Alasan lain yang disampaikan Iqbal adalah upah dasar buruh di Indonesia rendah. Sementara, upah dasar tersebut nantinya akan digunakan untuk menghitung kenaikan inflasi dan pertumbuhan ekonomi. “Ambillah Jakarta, Rp 2,7 juta, upah dasarnya itu rendah. Bandingkan dengan Malaysia yang sudah Rp 3,2 juta untuk tenaga kerja Indonesia atau Filipina Rp 3,6 juta,” ucap Iqbal.
Iqbal meminta pemerintah menaikkan upah dasar menjadi Rp 3,7 juta secara nasional. Ia meminta agar menyamakan terlebih dahulu secara nasional upah dasar tersebut. Serikat buruh meminta angka tersebut karena ada 84 item kebutuhan hidup layak. Setelah itu, baru mendiskusikan inflasi dan pertumbuhan ekonomi.
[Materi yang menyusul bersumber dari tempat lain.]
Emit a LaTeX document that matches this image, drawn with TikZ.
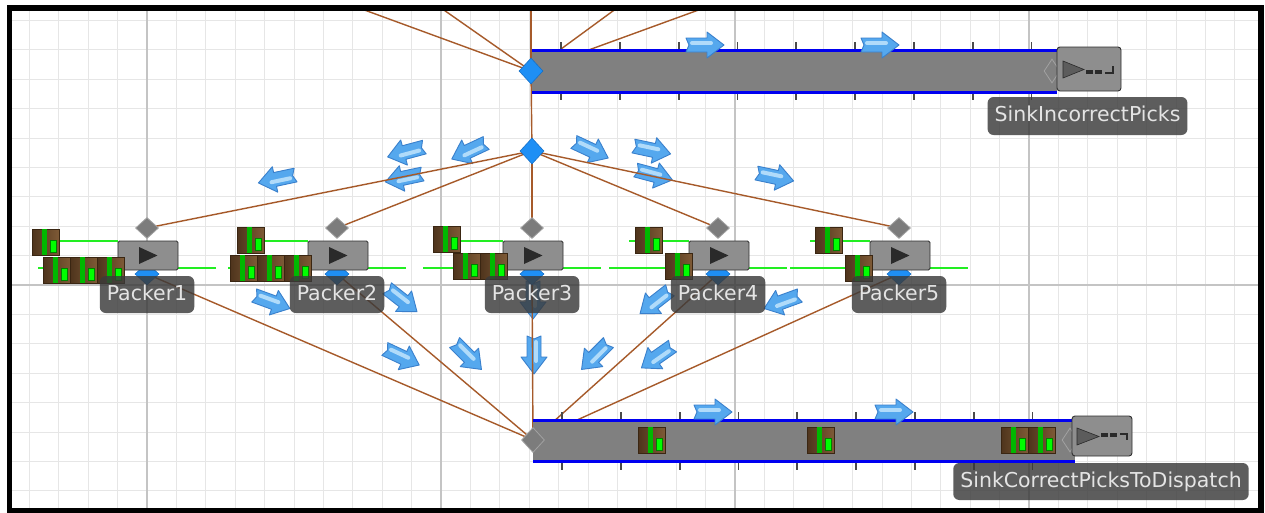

“Jargon pemerintah yang menyatakan ada kepastian upah, kami setuju kepastian, tapi yang menyejahterakan bukan kepastian yang mengeliminasi tingkat kesejahteraan. Kami serius, risiko apapun akan kami ambil sepanjang buruh, masyarakat miskin, dimarjinalkan kembali ke upah murah,” ujar Iqbal.